■ **The exercise**
Quote from the first line below through the line that contains "10, 8, 8, 8]", both included, and leave the pictures out.

■ **Data provided**

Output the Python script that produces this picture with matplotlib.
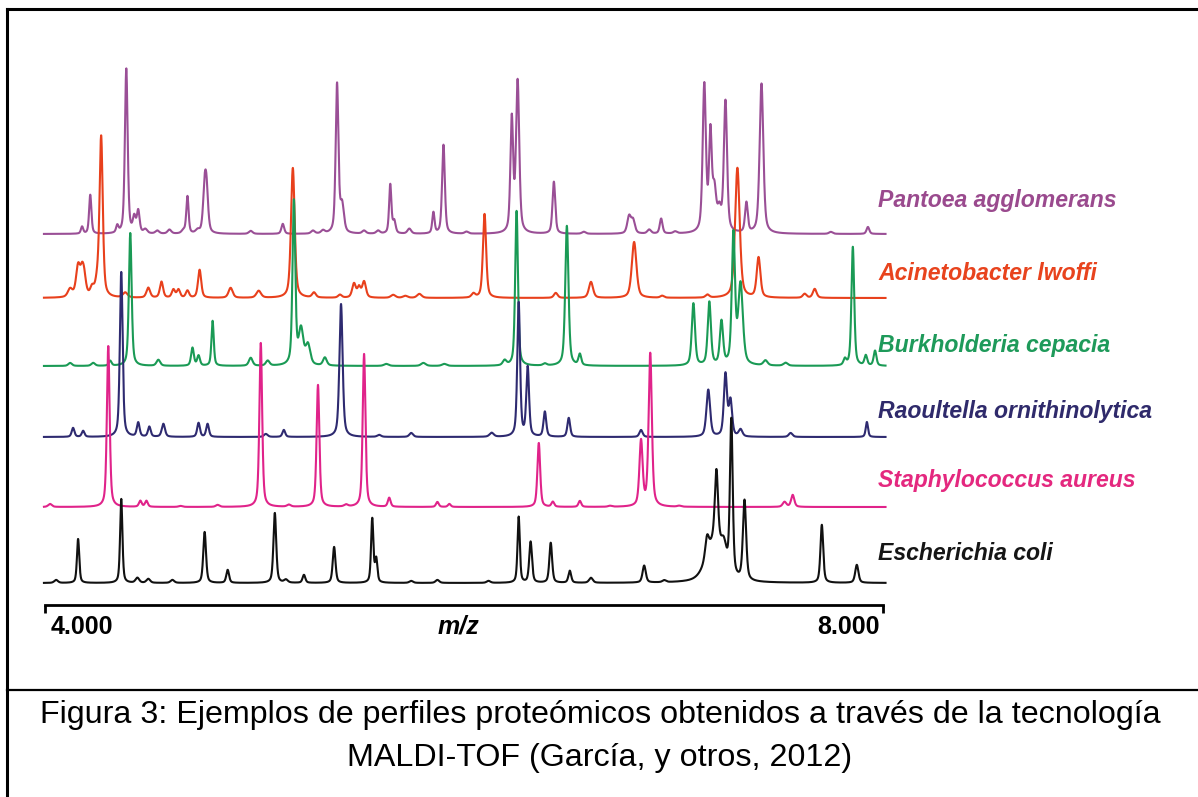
import numpy as np
import matplotlib
matplotlib.use("Agg")
import matplotlib.pyplot as plt
import matplotlib.transforms as mtransforms
from matplotlib.lines import Line2D

# ---------------- data (m/z of peaks, relative intensity, peak half-width) -------------
species = ["Pantoea agglomerans", "Acinetobacter lwoffi", "Burkholderia cepacia",
           "Raoultella ornithinolytica", "Staphylococcus aureus", "Escherichia coli"]

pantoea_mz = [4177, 4216, 4345, 4388, 4426, 4445, 4479, 4536, 4594, 4661, 4680, 4728,
              4762, 4771, 4982, 5135, 5279, 5327, 5394, 5418, 5523, 5590, 5648, 5667,
              5739, 5854, 5902, 6012, 6228, 6256, 6429, 6572, 6788, 6807, 6884, 6941,
              7008, 7147, 7176, 7195, 7219, 7248, 7348, 7420, 7751, 7928]
pantoea_int = [7, 39, 7, 165, 15, 22, 4, 3, 4, 3, 37, 3,
               40, 38, 3, 10, 3, 3, 149, 27, 3, 3, 49, 12,
               5, 21, 89, 2, 113, 151, 52, 2, 17, 13, 4, 15,
               2, 147, 95, 40, 20, 131, 30, 150, 2, 7]
pantoea_w = [5, 5, 5, 6, 6, 6, 8, 8, 8, 8, 5, 8,
             7, 7, 8, 6, 8, 8, 6, 8, 8, 8, 5, 6,
             8, 5, 6, 8, 6, 7, 6, 8, 8, 8, 8, 6,
             8, 7, 6, 8, 8, 7, 6, 8, 8, 6]

acineto_mz = [4120, 4158, 4177, 4187, 4225, 4249, 4268, 4383, 4493, 4556, 4613, 4637,
              4680, 4738, 4886, 5020, 5183, 5284, 5408, 5475, 5499, 5523, 5662, 5720,
              5787, 6045, 6098, 6438, 6606, 6812, 6946, 7162, 7305, 7406, 7626, 7674]
acineto_int = [8, 30, 20, 16, 8, 12, 160, 5, 10, 16, 8, 8,
               7, 28, 10, 7, 130, 5, 3, 14, 10, 16, 3, 2,
               4, 4, 84, 5, 16, 56, 2, 3, 130, 40, 4, 9]
acineto_w = [10, 9, 8, 8, 8, 8, 7, 10, 8, 7, 7, 7,
             7, 7, 9, 10, 8, 8, 8, 8, 7, 8, 10, 10,
             10, 8, 7, 8, 9, 10, 8, 8, 10, 8, 8, 8]

burk_mz = [4120, 4230, 4311, 4407, 4541, 4704, 4733, 4800, 4982, 5063, 5188, 5222,
           5255, 5336, 5629, 5806, 5906, 6194, 6251, 6386, 6491, 6553, 7095, 7171,
           7229, 7286, 7320, 7439, 7535, 7818, 7856, 7918, 7962]
burk_int = [3, 3, 5, 133, 6, 18, 10, 45, 8, 5, 164, 35,
            20, 8, 2, 3, 2, 5, 155, 2, 140, 11, 62, 63,
            43, 130, 80, 5, 3, 6, 119, 10, 15]
burk_w = [8, 8, 6, 6, 8, 6, 6, 5, 8, 8, 6, 10,
          10, 8, 10, 10, 10, 8, 6, 8, 7, 6, 7, 7,
          7, 7, 10, 9, 9, 6, 6, 6, 6]

raoul_mz = [4134, 4182, 4364, 4445, 4498, 4565, 4733, 4776, 5054, 5140, 5413, 5595,
            5748, 6132, 6261, 6304, 6386, 6500, 6845, 7166, 7248, 7272, 7320, 7559, 7923]
raoul_int = [9, 6, 165, 14, 10, 13, 14, 13, 3, 7, 133, 2,
             4, 4, 134, 69, 25, 19, 7, 47, 62, 35, 7, 4, 15]
raoul_w = [6, 6, 6, 6, 6, 7, 6, 6, 8, 6, 7, 8,
           8, 9, 6, 6, 6, 6, 7, 8, 7, 7, 8, 8, 5]

staph_mz = [4024, 4302, 4455, 4484, 4647, 4824, 5030, 5164, 5303, 5437, 5523, 5643,
            5873, 5930, 6357, 6424, 6553, 6697, 6845, 6889, 7027, 7530, 7569]
staph_int = [3, 161, 6, 6, 1, 2, 164, 2, 122, 2, 153, 9,
             5, 3, 64, 5, 6, 1, 65, 153, 1, 5, 12]
staph_w = [8, 6, 6, 6, 8, 8, 6, 8, 6, 8, 6, 6,
           6, 6, 6, 6, 6, 8, 7, 7, 8, 8, 7]

ecoli_mz = [4053, 4158, 4364, 4441, 4493, 4608, 4762, 4872, 5097, 5150, 5236, 5380,
            5562, 5581, 5748, 5873, 6117, 6261, 6318, 6414, 6505, 6606, 6860, 6956,
            7195, 7160, 7205, 7240, 7276, 7339, 7708, 7875]
ecoli_int = [3, 44, 84, 5, 4, 3, 51, 13, 70, 3, 8, 36,
             64, 23, 2, 3, 2, 66, 41, 40, 12, 5, 17, 2,
             40, 20, 72, 20, 155, 80, 58, 18]
ecoli_w = [8, 5, 5, 8, 8, 8, 6, 6, 6, 8, 6, 6,
           5, 5, 8, 8, 8, 5, 6, 6, 6, 8, 7, 8,
           35, 8, 7, 12, 6, 7, 6, 7]

# vertical offsets of each trace (stacking) and colours
offsets = [371, 307, 239, 168, 98, 22]
line_colors = ["#9a4f96", "#e8401c", "#1a9a55", "#2e2a70", "#e0238a", "#111111"]
label_colors = ["#9a4a8e", "#e8431d", "#1e9a5a", "#2f2a6b", "#e4287f", "#151515"]
xtick_vals = [4000, 8000]
xtick_labels = ["4.000", "8.000"]
xlabel = "m/z"
caption = ["Figura 3: Ejemplos de perfiles proteómicos obtenidos a través de la tecnología",
           "MALDI-TOF (García, y otros, 2012)"]

peak_sets = [(pantoea_mz, pantoea_int, pantoea_w),
             (acineto_mz, acineto_int, acineto_w),
             (burk_mz, burk_int, burk_w),
             (raoul_mz, raoul_int, raoul_w),
             (staph_mz, staph_int, staph_w),
             (ecoli_mz, ecoli_int, ecoli_w)]

# ---------------- figure ----------------
W, H = 1198, 797
fig = plt.figure(figsize=(W / 100, H / 100), dpi=100)
fig.patch.set_facecolor("white")


def fx(px):
    return px / W


def fy(py):
    return 1 - py / H


ax = fig.add_axes([fx(45), fy(605), (883 - 45) / W, (605 - 9) / H])
ax.set_xlim(4000, 8000)
ax.set_ylim(0, 596)

mz = np.linspace(3995, 8012, 8000)
WIDTH_SCALE = 1.3


def spectrum(centers, heights, widths):
    c = np.asarray(centers, float)[:, None]
    h = np.asarray(heights, float)[:, None]
    w = np.asarray(widths, float)[:, None] * WIDTH_SCALE
    d = (mz[None, :] - c) / w
    shape = 0.5 / (1 + d ** 2) + 0.5 * np.exp(-np.log(2) * d ** 2)
    return (h * shape).sum(axis=0)


for (c, h, w), off, col in zip(peak_sets, offsets, line_colors):
    ax.plot(mz, off + spectrum(c, h, w), color=col, lw=1.5, clip_on=False,
            solid_joinstyle="round")

# axis styling
for s in ["top", "right", "left"]:
    ax.spines[s].set_visible(False)
ax.spines["bottom"].set_linewidth(2.0)
ax.set_yticks([])
ax.set_xticks(xtick_vals)
ax.set_xticklabels(xtick_labels, fontsize=18, fontweight="bold",
                   family="Liberation Sans")
ax.tick_params(axis="x", direction="out", length=6, width=2, pad=1.5)
tl = ax.get_xticklabels()
tl[0].set_ha("left")
tl[1].set_ha("right")
# small horizontal nudges of the end labels
tl[0].set_transform(tl[0].get_transform() +
                    mtransforms.ScaledTranslation(6 / 100, 0, fig.dpi_scale_trans))
tl[1].set_transform(tl[1].get_transform() +
                    mtransforms.ScaledTranslation(-3 / 100, 0, fig.dpi_scale_trans))
ax.text(5975, -10, xlabel, transform=ax.transData, ha="center", va="top",
        fontsize=18, fontweight="bold", fontstyle="italic",
        family="Liberation Sans", clip_on=False)

# species labels
label_baselines = [207, 280, 352, 418, 487, 560]
for name, yb, col in zip(species, label_baselines, label_colors):
    fig.text(fx(878), fy(yb), name, ha="left", va="baseline", color=col,
             fontsize=16.6, fontweight="bold", fontstyle="italic",
             family="Liberation Sans")

# caption
fig.text(fx(600), fy(723), caption[0], ha="center", va="baseline",
         fontsize=23.2, family="Liberation Sans", color="black")
fig.text(fx(600), fy(766), caption[1], ha="center", va="baseline",
         fontsize=23.2, family="Liberation Sans", color="black")

# frame lines
fig.add_artist(Line2D([fx(7), 1], [fy(9), fy(9)], color="black", lw=2.2))
fig.add_artist(Line2D([fx(7), fx(7)], [fy(9), 0], color="black", lw=2.2))
fig.add_artist(Line2D([fx(7), 1], [fy(690), fy(690)], color="black", lw=1.6))

fig.savefig("out.png", dpi=100)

■ **Solution to this exercise**
Output the Python script that produces this picture with matplotlib.
import numpy as np
import matplotlib
matplotlib.use("Agg")
import matplotlib.pyplot as plt
import matplotlib.transforms as mtransforms
from matplotlib.lines import Line2D

# ---------------- data (m/z of peaks, relative intensity, peak half-width) -------------
species = ["Pantoea agglomerans", "Acinetobacter lwoffi", "Burkholderia cepacia",
           "Raoultella ornithinolytica", "Staphylococcus aureus", "Escherichia coli"]

pantoea_mz = [4177, 4216, 4345, 4388, 4426, 4445, 4479, 4536, 4594, 4661, 4680, 4728,
              4762, 4771, 4982, 5135, 5279, 5327, 5394, 5418, 5523, 5590, 5648, 5667,
              5739, 5854, 5902, 6012, 6228, 6256, 6429, 6572, 6788, 6807, 6884, 6941,
              7008, 7147, 7176, 7195, 7219, 7248, 7348, 7420, 7751, 7928]
pantoea_int = [7, 39, 7, 165, 15, 22, 4, 3, 4, 3, 37, 3,
               40, 38, 3, 10, 3, 3, 149, 27, 3, 3, 49, 12,
               5, 21, 89, 2, 113, 151, 52, 2, 17, 13, 4, 15,
               2, 147, 95, 40, 20, 131, 30, 150, 2, 7]
pantoea_w = [5, 5, 5, 6, 6, 6, 8, 8, 8, 8, 5, 8,
             7, 7, 8, 6, 8, 8, 6, 8, 8, 8, 5, 6,
             8, 5, 6, 8, 6, 7, 6, 8, 8, 8, 8, 6,
             8, 7, 6, 8, 8, 7, 6, 8, 8, 6]

acineto_mz = [4120, 4158, 4177, 4187, 4225, 4249, 4268, 4383, 4493, 4556, 4613, 4637,
              4680, 4738, 4886, 5020, 5183, 5284, 5408, 5475, 5499, 5523, 5662, 5720,
              5787, 6045, 6098, 6438, 6606, 6812, 6946, 7162, 7305, 7406, 7626, 7674]
acineto_int = [8, 30, 20, 16, 8, 12, 160, 5, 10, 16, 8, 8,
               7, 28, 10, 7, 130, 5, 3, 14, 10, 16, 3, 2,
               4, 4, 84, 5, 16, 56, 2, 3, 130, 40, 4, 9]
acineto_w = [10, 9, 8, 8, 8, 8, 7, 10, 8, 7, 7, 7,
             7, 7, 9, 10, 8, 8, 8, 8, 7, 8, 10, 10,
             10, 8, 7, 8, 9, 10, 8, 8, 10, 8, 8, 8]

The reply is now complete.